_Exercise goal_. Pick out every line that holds the string "page" and copy it.

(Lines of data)
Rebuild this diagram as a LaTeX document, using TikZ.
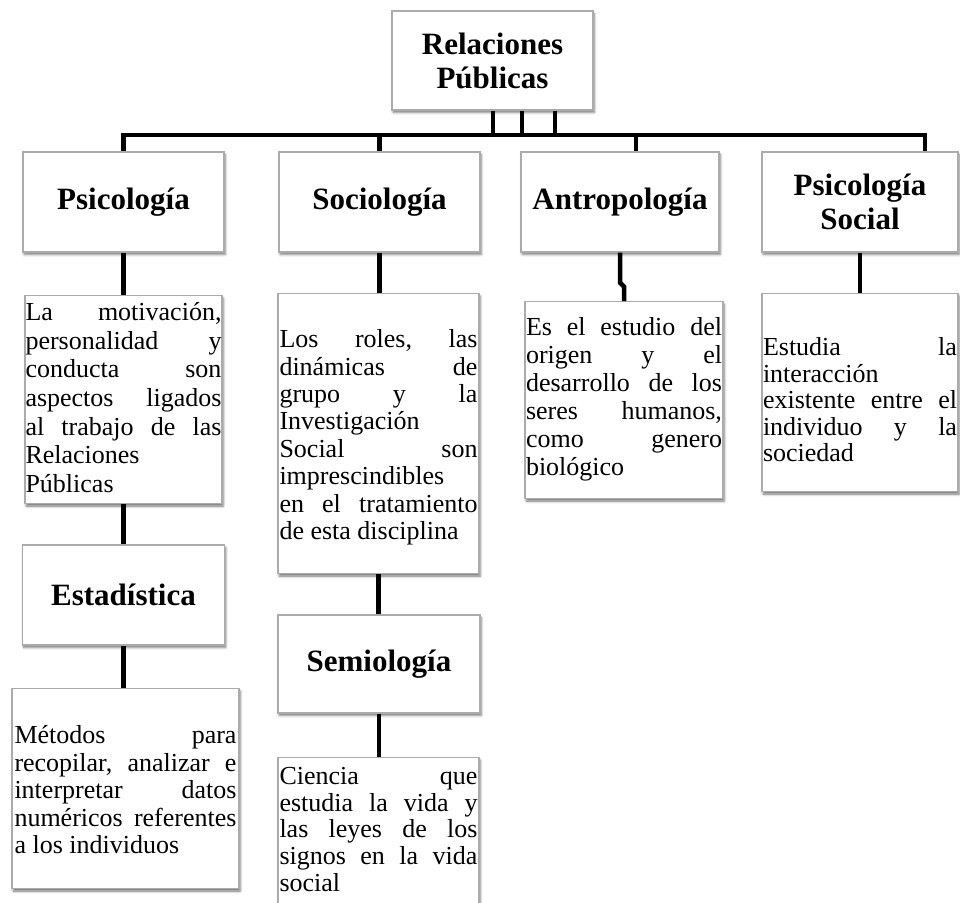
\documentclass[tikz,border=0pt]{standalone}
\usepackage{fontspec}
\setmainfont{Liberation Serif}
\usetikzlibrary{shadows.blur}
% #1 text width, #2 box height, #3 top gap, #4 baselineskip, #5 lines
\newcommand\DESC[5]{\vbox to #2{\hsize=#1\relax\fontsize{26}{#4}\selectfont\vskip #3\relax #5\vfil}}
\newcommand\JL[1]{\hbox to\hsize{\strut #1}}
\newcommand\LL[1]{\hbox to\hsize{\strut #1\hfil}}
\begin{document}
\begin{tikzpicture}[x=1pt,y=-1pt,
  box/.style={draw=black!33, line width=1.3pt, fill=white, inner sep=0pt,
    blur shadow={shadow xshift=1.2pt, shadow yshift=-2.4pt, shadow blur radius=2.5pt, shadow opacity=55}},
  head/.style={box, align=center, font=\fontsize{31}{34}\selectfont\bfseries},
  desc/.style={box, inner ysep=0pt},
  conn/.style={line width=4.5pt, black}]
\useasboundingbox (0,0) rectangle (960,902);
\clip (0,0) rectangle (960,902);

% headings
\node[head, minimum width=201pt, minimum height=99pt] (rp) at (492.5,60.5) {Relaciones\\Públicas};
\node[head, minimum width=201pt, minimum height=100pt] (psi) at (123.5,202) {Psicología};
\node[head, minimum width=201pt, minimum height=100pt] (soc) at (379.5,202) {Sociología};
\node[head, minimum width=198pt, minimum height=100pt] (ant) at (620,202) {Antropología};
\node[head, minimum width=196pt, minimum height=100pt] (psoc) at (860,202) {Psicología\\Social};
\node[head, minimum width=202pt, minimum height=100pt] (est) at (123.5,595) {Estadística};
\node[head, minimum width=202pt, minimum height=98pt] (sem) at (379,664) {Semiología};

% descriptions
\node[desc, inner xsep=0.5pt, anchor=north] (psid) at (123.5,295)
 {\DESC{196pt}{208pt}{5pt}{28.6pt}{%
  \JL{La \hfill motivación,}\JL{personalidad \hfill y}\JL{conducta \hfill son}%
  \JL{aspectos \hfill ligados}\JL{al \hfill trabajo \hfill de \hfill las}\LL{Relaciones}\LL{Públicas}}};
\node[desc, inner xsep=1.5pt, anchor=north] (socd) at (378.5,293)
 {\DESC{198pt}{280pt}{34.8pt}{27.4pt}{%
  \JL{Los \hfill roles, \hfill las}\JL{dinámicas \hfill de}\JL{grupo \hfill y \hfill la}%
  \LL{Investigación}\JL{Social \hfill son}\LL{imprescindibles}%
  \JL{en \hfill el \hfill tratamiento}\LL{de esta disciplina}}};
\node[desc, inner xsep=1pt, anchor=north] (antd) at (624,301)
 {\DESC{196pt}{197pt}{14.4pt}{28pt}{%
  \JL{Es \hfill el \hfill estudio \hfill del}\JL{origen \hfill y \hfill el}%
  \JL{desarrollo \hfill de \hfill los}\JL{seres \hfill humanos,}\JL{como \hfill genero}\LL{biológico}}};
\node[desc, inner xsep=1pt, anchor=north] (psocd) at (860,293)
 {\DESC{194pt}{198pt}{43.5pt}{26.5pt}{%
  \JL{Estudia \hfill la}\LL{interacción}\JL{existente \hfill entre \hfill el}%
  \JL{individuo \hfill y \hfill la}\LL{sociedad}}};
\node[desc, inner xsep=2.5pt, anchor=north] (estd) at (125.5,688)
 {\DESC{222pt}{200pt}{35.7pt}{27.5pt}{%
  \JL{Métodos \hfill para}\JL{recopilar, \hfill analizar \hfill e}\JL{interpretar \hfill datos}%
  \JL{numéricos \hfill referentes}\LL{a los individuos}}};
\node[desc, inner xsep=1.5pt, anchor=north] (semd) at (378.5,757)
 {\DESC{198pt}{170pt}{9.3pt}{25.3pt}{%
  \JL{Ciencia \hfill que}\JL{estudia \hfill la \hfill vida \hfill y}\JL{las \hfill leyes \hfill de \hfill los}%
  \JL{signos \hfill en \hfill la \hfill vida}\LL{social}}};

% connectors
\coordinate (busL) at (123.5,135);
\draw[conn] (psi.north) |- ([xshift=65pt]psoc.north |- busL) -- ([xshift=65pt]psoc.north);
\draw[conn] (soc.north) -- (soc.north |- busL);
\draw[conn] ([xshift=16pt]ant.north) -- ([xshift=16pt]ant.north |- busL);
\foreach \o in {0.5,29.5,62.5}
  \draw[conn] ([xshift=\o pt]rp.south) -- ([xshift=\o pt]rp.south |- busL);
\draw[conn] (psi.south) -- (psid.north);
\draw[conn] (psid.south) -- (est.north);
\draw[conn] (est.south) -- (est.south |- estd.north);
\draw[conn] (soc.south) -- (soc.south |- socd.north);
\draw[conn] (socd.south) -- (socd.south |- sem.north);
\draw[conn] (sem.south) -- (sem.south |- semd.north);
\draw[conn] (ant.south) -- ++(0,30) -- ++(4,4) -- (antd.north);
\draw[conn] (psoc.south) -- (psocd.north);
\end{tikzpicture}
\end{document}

---

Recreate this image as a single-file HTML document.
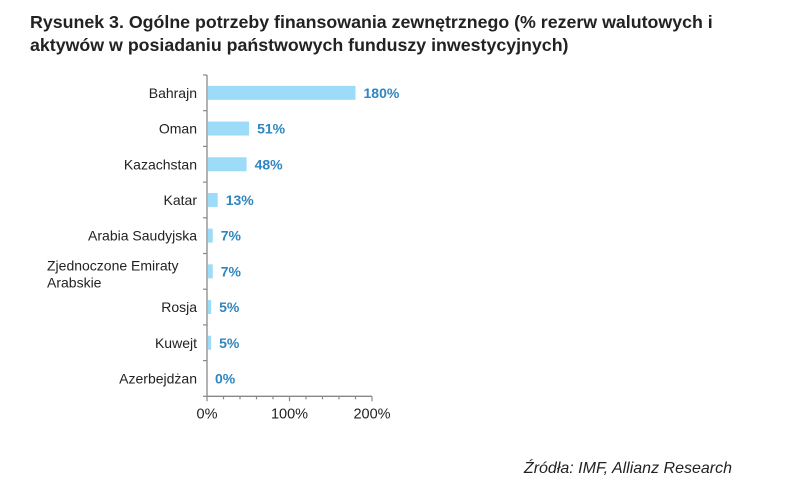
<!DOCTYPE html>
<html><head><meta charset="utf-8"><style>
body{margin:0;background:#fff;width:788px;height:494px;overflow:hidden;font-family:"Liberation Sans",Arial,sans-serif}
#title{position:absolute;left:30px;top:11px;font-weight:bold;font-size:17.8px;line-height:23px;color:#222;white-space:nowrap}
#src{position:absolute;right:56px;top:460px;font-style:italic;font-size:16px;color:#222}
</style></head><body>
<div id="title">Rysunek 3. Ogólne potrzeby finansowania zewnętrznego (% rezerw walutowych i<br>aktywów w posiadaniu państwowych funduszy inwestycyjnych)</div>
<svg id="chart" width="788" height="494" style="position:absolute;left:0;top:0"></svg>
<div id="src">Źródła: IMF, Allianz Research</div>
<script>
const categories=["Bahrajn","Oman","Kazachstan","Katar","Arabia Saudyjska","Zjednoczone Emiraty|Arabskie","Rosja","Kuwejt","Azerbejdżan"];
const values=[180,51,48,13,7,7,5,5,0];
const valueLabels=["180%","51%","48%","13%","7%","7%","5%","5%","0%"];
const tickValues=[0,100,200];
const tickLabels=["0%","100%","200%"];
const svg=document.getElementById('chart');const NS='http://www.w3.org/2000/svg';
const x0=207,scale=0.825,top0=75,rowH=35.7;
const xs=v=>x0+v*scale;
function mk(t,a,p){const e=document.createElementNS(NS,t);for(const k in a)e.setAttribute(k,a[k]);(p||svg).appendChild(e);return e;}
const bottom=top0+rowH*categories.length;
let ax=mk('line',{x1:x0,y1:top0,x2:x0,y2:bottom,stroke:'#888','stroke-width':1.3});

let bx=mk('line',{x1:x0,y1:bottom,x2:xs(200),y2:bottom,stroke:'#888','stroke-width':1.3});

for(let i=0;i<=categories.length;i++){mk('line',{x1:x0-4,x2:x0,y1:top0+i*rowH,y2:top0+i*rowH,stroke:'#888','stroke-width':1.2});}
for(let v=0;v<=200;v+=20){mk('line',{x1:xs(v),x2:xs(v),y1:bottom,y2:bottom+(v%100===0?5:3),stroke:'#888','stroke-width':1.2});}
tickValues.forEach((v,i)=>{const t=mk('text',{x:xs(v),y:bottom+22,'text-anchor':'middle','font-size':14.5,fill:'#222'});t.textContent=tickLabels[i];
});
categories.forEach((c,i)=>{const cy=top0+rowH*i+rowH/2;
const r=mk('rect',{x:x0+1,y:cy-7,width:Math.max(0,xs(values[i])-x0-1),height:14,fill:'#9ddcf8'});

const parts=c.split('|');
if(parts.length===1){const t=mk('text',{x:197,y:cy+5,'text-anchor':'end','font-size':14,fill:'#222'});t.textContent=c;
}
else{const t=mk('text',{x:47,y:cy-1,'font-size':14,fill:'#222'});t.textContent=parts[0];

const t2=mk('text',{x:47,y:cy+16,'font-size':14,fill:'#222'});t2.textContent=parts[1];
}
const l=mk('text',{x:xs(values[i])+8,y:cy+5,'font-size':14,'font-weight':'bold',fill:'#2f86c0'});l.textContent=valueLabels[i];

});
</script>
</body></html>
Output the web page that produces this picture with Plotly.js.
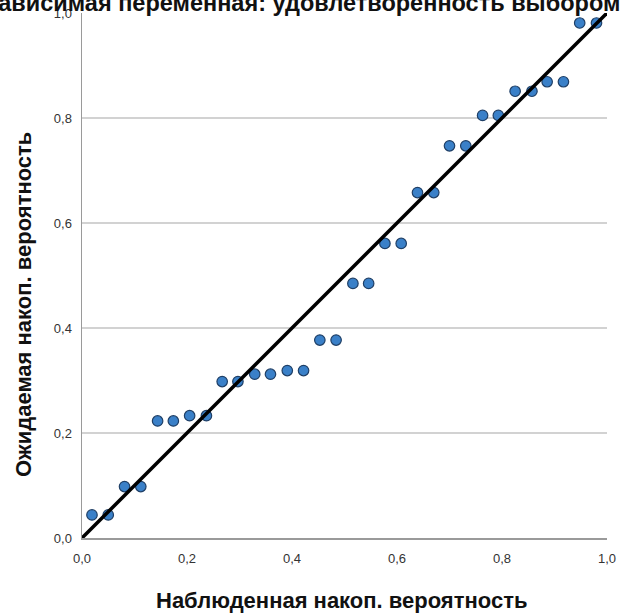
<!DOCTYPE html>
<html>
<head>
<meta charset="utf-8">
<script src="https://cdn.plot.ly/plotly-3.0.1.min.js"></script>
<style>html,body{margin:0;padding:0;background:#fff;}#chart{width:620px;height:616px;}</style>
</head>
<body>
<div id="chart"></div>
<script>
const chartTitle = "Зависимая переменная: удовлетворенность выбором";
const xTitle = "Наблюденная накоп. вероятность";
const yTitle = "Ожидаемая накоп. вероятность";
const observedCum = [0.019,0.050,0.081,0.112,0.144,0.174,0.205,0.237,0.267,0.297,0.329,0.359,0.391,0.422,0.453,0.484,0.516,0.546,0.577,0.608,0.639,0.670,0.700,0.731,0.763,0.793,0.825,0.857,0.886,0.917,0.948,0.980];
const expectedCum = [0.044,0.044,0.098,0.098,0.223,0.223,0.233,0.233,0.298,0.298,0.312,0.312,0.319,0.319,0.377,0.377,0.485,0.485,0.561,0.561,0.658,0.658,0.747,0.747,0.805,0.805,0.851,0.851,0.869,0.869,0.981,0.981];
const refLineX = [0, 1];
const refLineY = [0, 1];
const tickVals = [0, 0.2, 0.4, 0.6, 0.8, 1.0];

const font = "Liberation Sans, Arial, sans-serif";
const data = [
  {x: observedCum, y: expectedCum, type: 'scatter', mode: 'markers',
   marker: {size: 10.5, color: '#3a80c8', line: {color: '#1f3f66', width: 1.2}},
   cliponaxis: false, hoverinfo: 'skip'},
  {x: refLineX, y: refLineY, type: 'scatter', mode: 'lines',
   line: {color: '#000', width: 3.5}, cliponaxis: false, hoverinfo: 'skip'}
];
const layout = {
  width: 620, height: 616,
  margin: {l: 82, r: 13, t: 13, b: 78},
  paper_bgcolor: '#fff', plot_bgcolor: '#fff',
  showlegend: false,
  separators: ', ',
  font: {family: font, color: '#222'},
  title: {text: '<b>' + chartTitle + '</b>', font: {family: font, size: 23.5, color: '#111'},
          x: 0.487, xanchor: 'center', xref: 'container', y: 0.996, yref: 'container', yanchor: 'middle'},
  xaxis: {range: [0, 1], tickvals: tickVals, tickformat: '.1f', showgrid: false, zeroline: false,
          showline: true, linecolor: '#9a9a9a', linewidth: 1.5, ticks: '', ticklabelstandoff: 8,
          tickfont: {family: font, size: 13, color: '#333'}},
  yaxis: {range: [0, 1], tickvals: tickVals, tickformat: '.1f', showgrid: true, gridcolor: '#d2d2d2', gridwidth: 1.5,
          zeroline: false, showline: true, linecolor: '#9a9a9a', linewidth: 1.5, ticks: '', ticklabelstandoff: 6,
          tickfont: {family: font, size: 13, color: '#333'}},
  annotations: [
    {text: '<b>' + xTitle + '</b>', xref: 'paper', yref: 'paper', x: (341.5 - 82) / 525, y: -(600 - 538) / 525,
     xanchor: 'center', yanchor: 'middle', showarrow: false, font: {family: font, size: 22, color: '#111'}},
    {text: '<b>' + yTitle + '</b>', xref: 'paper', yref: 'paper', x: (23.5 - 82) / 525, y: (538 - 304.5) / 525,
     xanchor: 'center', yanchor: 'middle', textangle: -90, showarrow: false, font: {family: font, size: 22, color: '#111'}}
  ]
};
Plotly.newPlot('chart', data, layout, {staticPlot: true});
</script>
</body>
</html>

* * *

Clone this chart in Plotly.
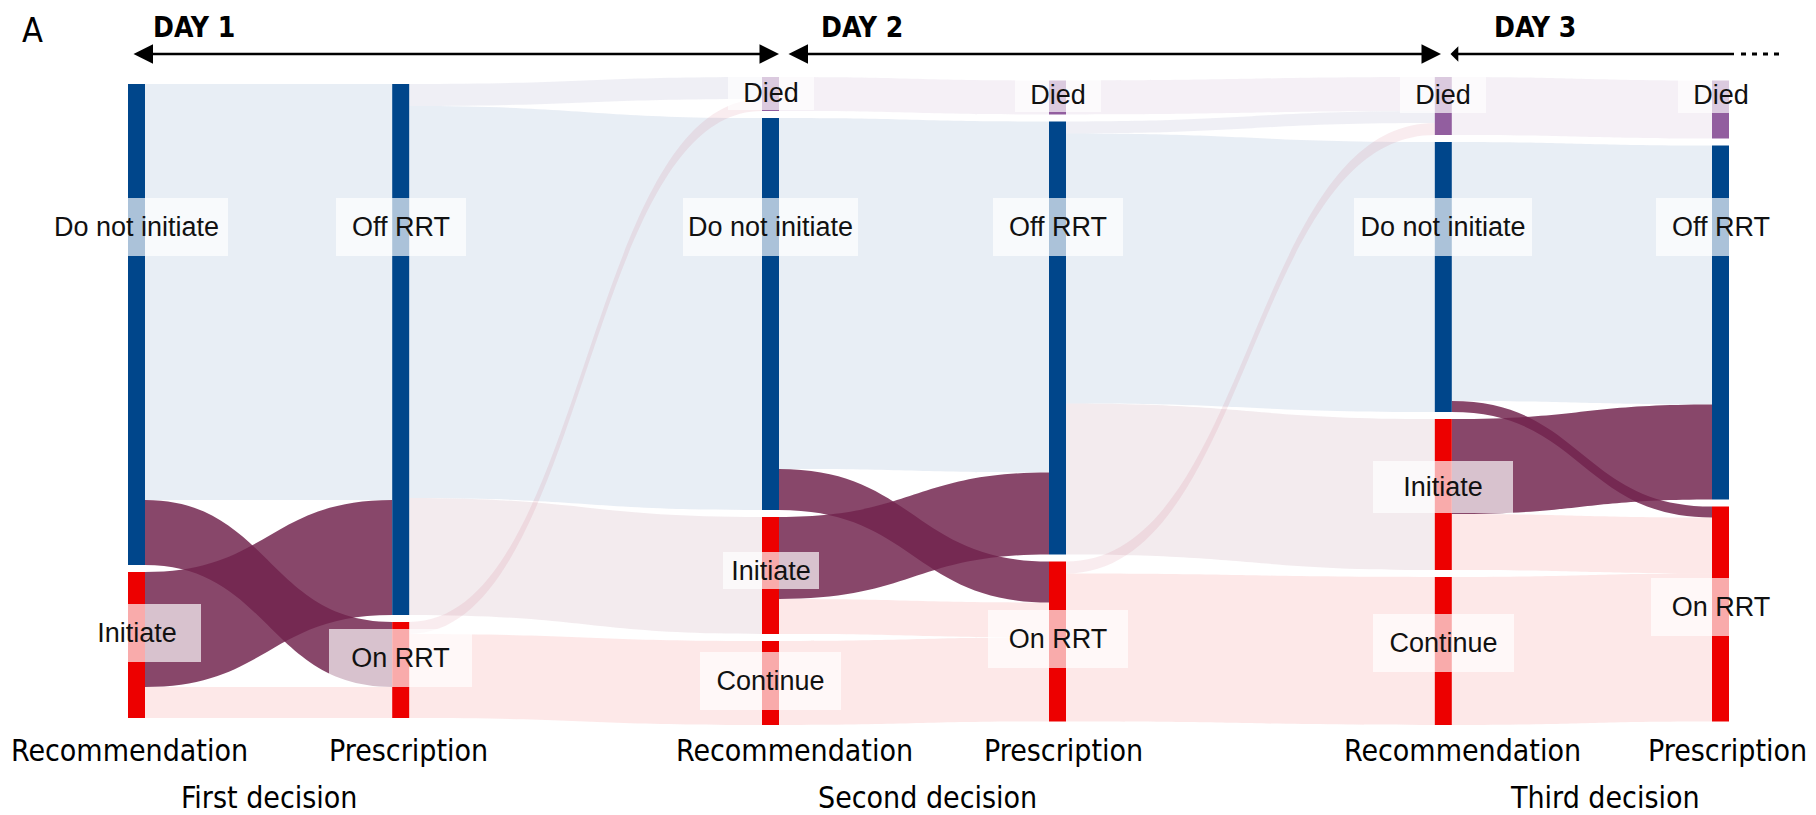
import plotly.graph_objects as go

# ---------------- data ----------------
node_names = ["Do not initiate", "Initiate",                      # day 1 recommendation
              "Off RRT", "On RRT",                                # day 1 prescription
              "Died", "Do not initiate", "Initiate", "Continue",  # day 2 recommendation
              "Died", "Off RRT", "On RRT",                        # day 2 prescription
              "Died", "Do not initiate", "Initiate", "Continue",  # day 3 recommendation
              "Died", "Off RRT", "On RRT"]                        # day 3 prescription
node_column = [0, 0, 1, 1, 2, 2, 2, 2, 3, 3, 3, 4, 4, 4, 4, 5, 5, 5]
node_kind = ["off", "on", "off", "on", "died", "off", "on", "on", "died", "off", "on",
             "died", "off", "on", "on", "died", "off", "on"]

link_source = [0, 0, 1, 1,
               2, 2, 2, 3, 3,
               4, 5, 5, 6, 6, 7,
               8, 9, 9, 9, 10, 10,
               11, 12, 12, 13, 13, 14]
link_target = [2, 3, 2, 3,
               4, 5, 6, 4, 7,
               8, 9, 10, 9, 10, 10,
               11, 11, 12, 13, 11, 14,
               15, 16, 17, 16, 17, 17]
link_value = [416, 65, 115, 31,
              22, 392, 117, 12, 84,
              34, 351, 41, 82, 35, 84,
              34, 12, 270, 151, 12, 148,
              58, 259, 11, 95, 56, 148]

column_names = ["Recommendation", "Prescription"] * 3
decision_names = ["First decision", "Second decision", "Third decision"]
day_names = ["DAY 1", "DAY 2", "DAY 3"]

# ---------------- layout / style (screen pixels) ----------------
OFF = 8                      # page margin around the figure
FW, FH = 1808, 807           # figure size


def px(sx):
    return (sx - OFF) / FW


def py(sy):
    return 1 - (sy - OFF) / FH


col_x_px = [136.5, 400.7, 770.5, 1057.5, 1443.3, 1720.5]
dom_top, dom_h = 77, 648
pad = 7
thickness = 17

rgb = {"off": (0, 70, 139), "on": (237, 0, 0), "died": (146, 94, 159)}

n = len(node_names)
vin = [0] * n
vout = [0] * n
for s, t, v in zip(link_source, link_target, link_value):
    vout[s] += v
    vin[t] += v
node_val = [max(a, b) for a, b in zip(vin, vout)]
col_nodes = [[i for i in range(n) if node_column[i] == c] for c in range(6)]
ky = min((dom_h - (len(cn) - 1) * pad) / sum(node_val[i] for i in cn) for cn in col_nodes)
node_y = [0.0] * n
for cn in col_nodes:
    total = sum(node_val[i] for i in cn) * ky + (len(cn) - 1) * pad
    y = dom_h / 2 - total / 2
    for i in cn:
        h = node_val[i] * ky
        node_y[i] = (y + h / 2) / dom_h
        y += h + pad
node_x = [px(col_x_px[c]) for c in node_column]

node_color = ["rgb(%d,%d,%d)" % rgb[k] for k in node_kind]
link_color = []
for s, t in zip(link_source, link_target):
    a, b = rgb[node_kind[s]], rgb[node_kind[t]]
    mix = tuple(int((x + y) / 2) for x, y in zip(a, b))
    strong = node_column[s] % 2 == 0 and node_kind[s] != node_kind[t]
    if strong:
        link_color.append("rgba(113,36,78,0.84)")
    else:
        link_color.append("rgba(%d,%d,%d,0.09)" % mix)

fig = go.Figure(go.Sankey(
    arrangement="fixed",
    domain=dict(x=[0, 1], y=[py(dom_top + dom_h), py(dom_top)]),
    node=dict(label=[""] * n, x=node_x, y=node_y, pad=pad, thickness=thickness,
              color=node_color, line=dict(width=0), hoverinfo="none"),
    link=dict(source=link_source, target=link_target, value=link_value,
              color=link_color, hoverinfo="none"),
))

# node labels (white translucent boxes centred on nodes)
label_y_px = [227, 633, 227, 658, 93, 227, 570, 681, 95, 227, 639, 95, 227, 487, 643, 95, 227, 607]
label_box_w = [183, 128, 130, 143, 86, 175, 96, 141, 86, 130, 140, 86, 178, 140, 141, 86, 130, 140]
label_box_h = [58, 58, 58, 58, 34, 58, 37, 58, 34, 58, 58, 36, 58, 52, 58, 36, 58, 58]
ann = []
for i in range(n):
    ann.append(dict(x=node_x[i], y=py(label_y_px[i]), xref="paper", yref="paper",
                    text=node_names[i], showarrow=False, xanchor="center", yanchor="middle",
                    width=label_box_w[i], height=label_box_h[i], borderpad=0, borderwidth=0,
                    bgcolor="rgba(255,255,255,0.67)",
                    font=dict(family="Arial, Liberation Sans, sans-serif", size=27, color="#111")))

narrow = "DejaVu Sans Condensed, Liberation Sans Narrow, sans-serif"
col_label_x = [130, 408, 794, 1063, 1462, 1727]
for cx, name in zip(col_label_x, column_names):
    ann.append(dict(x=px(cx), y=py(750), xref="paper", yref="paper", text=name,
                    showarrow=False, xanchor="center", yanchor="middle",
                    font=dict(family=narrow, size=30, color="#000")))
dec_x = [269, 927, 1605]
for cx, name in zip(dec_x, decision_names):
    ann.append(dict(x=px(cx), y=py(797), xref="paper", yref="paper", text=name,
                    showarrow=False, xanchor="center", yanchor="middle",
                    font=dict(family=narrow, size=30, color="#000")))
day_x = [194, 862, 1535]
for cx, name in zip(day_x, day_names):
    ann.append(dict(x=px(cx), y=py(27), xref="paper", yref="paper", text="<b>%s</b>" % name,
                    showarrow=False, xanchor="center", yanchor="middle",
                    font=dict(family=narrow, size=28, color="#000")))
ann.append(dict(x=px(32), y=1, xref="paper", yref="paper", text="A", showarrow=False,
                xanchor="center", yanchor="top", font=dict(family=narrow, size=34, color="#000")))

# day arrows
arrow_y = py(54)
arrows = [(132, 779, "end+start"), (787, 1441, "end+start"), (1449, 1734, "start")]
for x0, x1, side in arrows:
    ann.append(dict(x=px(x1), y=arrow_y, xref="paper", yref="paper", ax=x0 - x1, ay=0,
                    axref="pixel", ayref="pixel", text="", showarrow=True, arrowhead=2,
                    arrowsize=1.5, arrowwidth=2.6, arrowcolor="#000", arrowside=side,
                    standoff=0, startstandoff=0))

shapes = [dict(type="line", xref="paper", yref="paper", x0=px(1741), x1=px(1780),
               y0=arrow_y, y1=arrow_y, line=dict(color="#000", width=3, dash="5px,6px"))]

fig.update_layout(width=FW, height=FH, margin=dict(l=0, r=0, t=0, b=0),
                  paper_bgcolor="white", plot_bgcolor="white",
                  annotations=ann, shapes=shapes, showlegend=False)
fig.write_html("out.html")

_The reply_.
Output the web page that produces this picture with Plotly.js.
OFF = 8                      # page margin around the figure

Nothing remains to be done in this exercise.